■ Dataset excerpt ■
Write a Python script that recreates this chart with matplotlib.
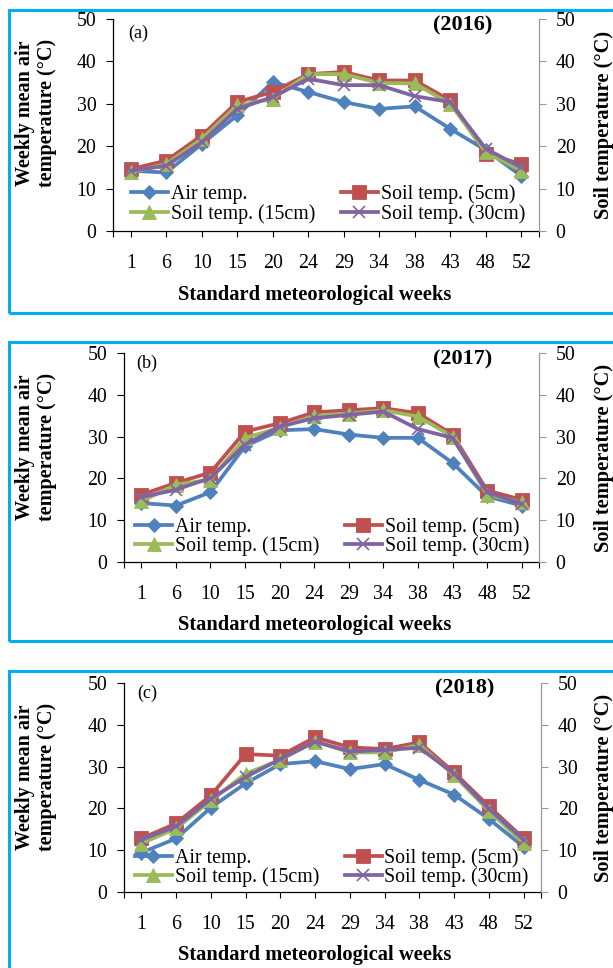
import matplotlib
matplotlib.use('Agg')
import matplotlib.pyplot as plt
from matplotlib.patches import Rectangle

plt.rcParams['font.family'] = ['Liberation Serif', 'DejaVu Serif']

weeks = ['1', '6', '10', '15', '20', '24', '29', '34', '38', '43', '48', '52']

# 2016
air_2016  = [14.2, 13.8, 20.5, 27.3, 35.1, 32.8, 30.4, 28.8, 29.4, 24.1, 19.1, 13.0]
s5_2016   = [14.6, 16.6, 22.5, 30.4, 32.8, 37.0, 37.5, 35.5, 35.5, 30.8, 18.2, 15.8]
s15_2016  = [13.8, 15.8, 21.7, 29.6, 31.2, 37.0, 37.0, 34.9, 34.8, 30.0, 18.6, 14.2]
s30_2016  = [14.2, 15.4, 20.9, 28.8, 31.6, 35.9, 34.4, 34.4, 31.8, 30.4, 19.4, 15.0]

# 2017
air_2017  = [14.1, 13.5, 16.7, 27.7, 31.5, 31.8, 30.5, 29.7, 29.7, 23.7, 15.7, 13.5]
s5_2017   = [16.1, 18.9, 21.4, 31.2, 33.2, 35.8, 36.3, 36.8, 35.6, 30.5, 17.1, 14.9]
s15_2017  = [14.5, 18.5, 19.7, 29.7, 32.1, 35.0, 35.5, 36.3, 34.8, 30.0, 16.1, 14.3]
s30_2017  = [15.5, 17.3, 20.1, 28.1, 32.4, 34.4, 35.2, 36.0, 31.8, 29.7, 16.7, 13.9]

# 2018
air_2018  = [9.4, 12.8, 20.2, 26.0, 30.6, 31.3, 29.4, 30.6, 26.8, 23.3, 17.5, 10.8]
s5_2018   = [12.8, 16.4, 23.1, 33.0, 32.6, 37.0, 34.6, 34.2, 35.8, 28.6, 20.5, 12.8]
s15_2018  = [11.6, 15.2, 21.9, 28.3, 31.6, 36.0, 33.4, 33.4, 35.2, 27.9, 19.4, 11.7]
s30_2018  = [12.5, 15.7, 22.3, 27.5, 31.8, 36.0, 33.6, 34.0, 34.5, 28.3, 19.9, 12.5]

labels = ['Air temp.', 'Soil temp. (5cm)', 'Soil temp. (15cm)', 'Soil temp. (30cm)']
colors = ['#4F81BD', '#C0504D', '#9BBB59', '#8064A2']
markers = ['D', 's', '^', 'x']
msizes = [7.5, 9.5, 9.5, 8.5]

W, H = 613, 968
fig = plt.figure(figsize=(W / 100, H / 100), dpi=100)

def fx(x):
    return x / W

def fy(y):
    return 1 - y / H

# panel layout in pixels: axes box, frame top/bottom, legend anchor, text positions
panels = [
    dict(data=[air_2016, s5_2016, s15_2016, s30_2016], box=(113, 19, 539, 231),
         frame=(10, 313), leg=(0.042, 0.128), tag='(a)', year='(2016)',
         tagpos=(138, 33), yearpos=(463, 25), ylab_y=113, xlab_y=295),
    dict(data=[air_2017, s5_2017, s15_2017, s30_2017], box=(124, 353, 539, 562),
         frame=(342, 641), leg=(0.027, 0.122), tag='(b)', year='(2017)',
         tagpos=(147, 363), yearpos=(463, 359), ylab_y=447, xlab_y=625),
    dict(data=[air_2018, s5_2018, s15_2018, s30_2018], box=(124, 683, 541, 892),
         frame=(671, 980), leg=(0.026, 0.117), tag='(c)', year='(2018)',
         tagpos=(147, 693), yearpos=(465, 688), ylab_y=777, xlab_y=955),
]

x = list(range(len(weeks)))
fs = 14.3

for p in panels:
    l, t, r, b = p['box']
    ax = fig.add_axes([fx(l), fy(b), fx(r) - fx(l), fy(t) - fy(b)])
    lines = []
    for vals, lab, c, m, ms in zip(p['data'], labels, colors, markers, msizes):
        ln, = ax.plot(x, vals, color=c, lw=2.7, marker=m, ms=ms,
                      mew=1.2 if m == 'x' else 0.6, mec=c, label=lab)
        lines.append(ln)
    ax.set_xlim(-0.5, 11.5)
    ax.set_ylim(0, 50)
    ax.set_yticks(range(0, 51, 10))
    ax.set_xticks(x)
    ax.set_xticklabels(weeks)
    ax.set_xticks([-0.5, 11.5], minor=True)
    ax.tick_params(axis='x', which='both', direction='out', length=4, width=0.8, pad=12.5,
                   labelsize=fs)
    ax.tick_params(axis='y', direction='out', length=5, width=0.8, pad=7, labelsize=fs)
    ax.spines['top'].set_visible(False)
    ax.spines['right'].set_visible(False)
    for s in ['left', 'bottom']:
        ax.spines[s].set_linewidth(0.9)

    ax2 = ax.twinx()
    ax2.set_ylim(0, 50)
    ax2.set_yticks(range(0, 51, 10))
    ax2.tick_params(axis='y', direction='out', length=5, width=0.8, color='#999999',
                    pad=7, labelsize=fs)
    for s in ['top', 'left', 'bottom']:
        ax2.spines[s].set_visible(False)
    ax2.spines['right'].set_color('#999999')
    ax2.spines['right'].set_linewidth(0.9)

    # column-wise fill: air / 15cm in the first column, 5cm / 30cm in the second
    order = [0, 2, 1, 3]
    ax.legend([lines[i] for i in order], [labels[i] for i in order],
              loc='center left', bbox_to_anchor=p['leg'], ncol=2, frameon=False,
              fontsize=fs, handlelength=1.85, handletextpad=0.15, columnspacing=1.3,
              labelspacing=0.0, borderpad=0, borderaxespad=0)

    fig.text(fx(p['tagpos'][0]), fy(p['tagpos'][1]), p['tag'], fontsize=13,
             ha='center', va='center')
    fig.text(fx(p['yearpos'][0]), fy(p['yearpos'][1]), p['year'], fontsize=16,
             fontweight='bold', ha='center', va='center')
    fig.text(fx(36), fy(p['ylab_y']), 'Weekly mean air\ntemperature (°C)', fontsize=14.5,
             fontweight='bold', rotation=90, ha='center', va='center', linespacing=1.1)
    fig.text(fx(604), fy((t + b) / 2), 'Soil temperature (°C)', fontsize=14.7,
             fontweight='bold', rotation=90, ha='center', va='center')
    fig.text(fx(315), fy(p['xlab_y']), 'Standard meteorological weeks', fontsize=14.8,
             fontweight='bold', ha='center', va='center')

    ft, fb = p['frame']
    fig.patches.append(Rectangle((fx(9), fy(fb)), 1.2, fy(ft) - fy(fb),
                                 transform=fig.transFigure, fill=False,
                                 edgecolor='#00AEEF', lw=2.2))

fig.savefig('out.png', dpi=100)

■ Exercise directions ■
Omit the pictures, then quote the rest of the material above exactly.

■ Result of the exercise ■
Write a Python script that recreates this chart with matplotlib.
import matplotlib
matplotlib.use('Agg')
import matplotlib.pyplot as plt
from matplotlib.patches import Rectangle

plt.rcParams['font.family'] = ['Liberation Serif', 'DejaVu Serif']

weeks = ['1', '6', '10', '15', '20', '24', '29', '34', '38', '43', '48', '52']

# 2016
air_2016  = [14.2, 13.8, 20.5, 27.3, 35.1, 32.8, 30.4, 28.8, 29.4, 24.1, 19.1, 13.0]
s5_2016   = [14.6, 16.6, 22.5, 30.4, 32.8, 37.0, 37.5, 35.5, 35.5, 30.8, 18.2, 15.8]
s15_2016  = [13.8, 15.8, 21.7, 29.6, 31.2, 37.0, 37.0, 34.9, 34.8, 30.0, 18.6, 14.2]
s30_2016  = [14.2, 15.4, 20.9, 28.8, 31.6, 35.9, 34.4, 34.4, 31.8, 30.4, 19.4, 15.0]

# 2017
air_2017  = [14.1, 13.5, 16.7, 27.7, 31.5, 31.8, 30.5, 29.7, 29.7, 23.7, 15.7, 13.5]
s5_2017   = [16.1, 18.9, 21.4, 31.2, 33.2, 35.8, 36.3, 36.8, 35.6, 30.5, 17.1, 14.9]
s15_2017  = [14.5, 18.5, 19.7, 29.7, 32.1, 35.0, 35.5, 36.3, 34.8, 30.0, 16.1, 14.3]
s30_2017  = [15.5, 17.3, 20.1, 28.1, 32.4, 34.4, 35.2, 36.0, 31.8, 29.7, 16.7, 13.9]

# 2018
air_2018  = [9.4, 12.8, 20.2, 26.0, 30.6, 31.3, 29.4, 30.6, 26.8, 23.3, 17.5, 10.8]
s5_2018   = [12.8, 16.4, 23.1, 33.0, 32.6, 37.0, 34.6, 34.2, 35.8, 28.6, 20.5, 12.8]
s15_2018  = [11.6, 15.2, 21.9, 28.3, 31.6, 36.0, 33.4, 33.4, 35.2, 27.9, 19.4, 11.7]
s30_2018  = [12.5, 15.7, 22.3, 27.5, 31.8, 36.0, 33.6, 34.0, 34.5, 28.3, 19.9, 12.5]

labels = ['Air temp.', 'Soil temp. (5cm)', 'Soil temp. (15cm)', 'Soil temp. (30cm)']
colors = ['#4F81BD', '#C0504D', '#9BBB59', '#8064A2']
markers = ['D', 's', '^', 'x']
msizes = [7.5, 9.5, 9.5, 8.5]

W, H = 613, 968
fig = plt.figure(figsize=(W / 100, H / 100), dpi=100)

def fx(x):
    return x / W

def fy(y):
    return 1 - y / H

# panel layout in pixels: axes box, frame top/bottom, legend anchor, text positions
panels = [
    dict(data=[air_2016, s5_2016, s15_2016, s30_2016], box=(113, 19, 539, 231),
         frame=(10, 313), leg=(0.042, 0.128), tag='(a)', year='(2016)',
         tagpos=(138, 33), yearpos=(463, 25), ylab_y=113, xlab_y=295),
    dict(data=[air_2017, s5_2017, s15_2017, s30_2017], box=(124, 353, 539, 562),
         frame=(342, 641), leg=(0.027, 0.122), tag='(b)', year='(2017)',
         tagpos=(147, 363), yearpos=(463, 359), ylab_y=447, xlab_y=625),
    dict(data=[air_2018, s5_2018, s15_2018, s30_2018], box=(124, 683, 541, 892),
         frame=(671, 980), leg=(0.026, 0.117), tag='(c)', year='(2018)',
         tagpos=(147, 693), yearpos=(465, 688), ylab_y=777, xlab_y=955),
]

x = list(range(len(weeks)))
fs = 14.3

for p in panels:
    l, t, r, b = p['box']
    ax = fig.add_axes([fx(l), fy(b), fx(r) - fx(l), fy(t) - fy(b)])
    lines = []
    for vals, lab, c, m, ms in zip(p['data'], labels, colors, markers, msizes):
        ln, = ax.plot(x, vals, color=c, lw=2.7, marker=m, ms=ms,
                      mew=1.2 if m == 'x' else 0.6, mec=c, label=lab)
        lines.append(ln)
    ax.set_xlim(-0.5, 11.5)
    ax.set_ylim(0, 50)
    ax.set_yticks(range(0, 51, 10))
    ax.set_xticks(x)
    ax.set_xticklabels(weeks)
    ax.set_xticks([-0.5, 11.5], minor=True)
    ax.tick_params(axis='x', which='both', direction='out', length=4, width=0.8, pad=12.5,
                   labelsize=fs)
    ax.tick_params(axis='y', direction='out', length=5, width=0.8, pad=7, labelsize=fs)
    ax.spines['top'].set_visible(False)
    ax.spines['right'].set_visible(False)
    for s in ['left', 'bottom']:
        ax.spines[s].set_linewidth(0.9)

    ax2 = ax.twinx()
    ax2.set_ylim(0, 50)
    ax2.set_yticks(range(0, 51, 10))
    ax2.tick_params(axis='y', direction='out', length=5, width=0.8, color='#999999',
                    pad=7, labelsize=fs)
    for s in ['top', 'left', 'bottom']:
        ax2.spines[s].set_visible(False)
    ax2.spines['right'].set_color('#999999')
    ax2.spines['right'].set_linewidth(0.9)

    # column-wise fill: air / 15cm in the first column, 5cm / 30cm in the second
    order = [0, 2, 1, 3]
    ax.legend([lines[i] for i in order], [labels[i] for i in order],
              loc='center left', bbox_to_anchor=p['leg'], ncol=2, frameon=False,
              fontsize=fs, handlelength=1.85, handletextpad=0.15, columnspacing=1.3,
              labelspacing=0.0, borderpad=0, borderaxespad=0)

    fig.text(fx(p['tagpos'][0]), fy(p['tagpos'][1]), p['tag'], fontsize=13,
             ha='center', va='center')
    fig.text(fx(p['yearpos'][0]), fy(p['yearpos'][1]), p['year'], fontsize=16,
             fontweight='bold', ha='center', va='center')
    fig.text(fx(36), fy(p['ylab_y']), 'Weekly mean air\ntemperature (°C)', fontsize=14.5,
             fontweight='bold', rotation=90, ha='center', va='center', linespacing=1.1)
    fig.text(fx(604), fy((t + b) / 2), 'Soil temperature (°C)', fontsize=14.7,
             fontweight='bold', rotation=90, ha='center', va='center')
    fig.text(fx(315), fy(p['xlab_y']), 'Standard meteorological weeks', fontsize=14.8,
             fontweight='bold', ha='center', va='center')

    ft, fb = p['frame']
    fig.patches.append(Rectangle((fx(9), fy(fb)), 1.2, fy(ft) - fy(fb),
                                 transform=fig.transFigure, fill=False,
                                 edgecolor='#00AEEF', lw=2.2))

fig.savefig('out.png', dpi=100)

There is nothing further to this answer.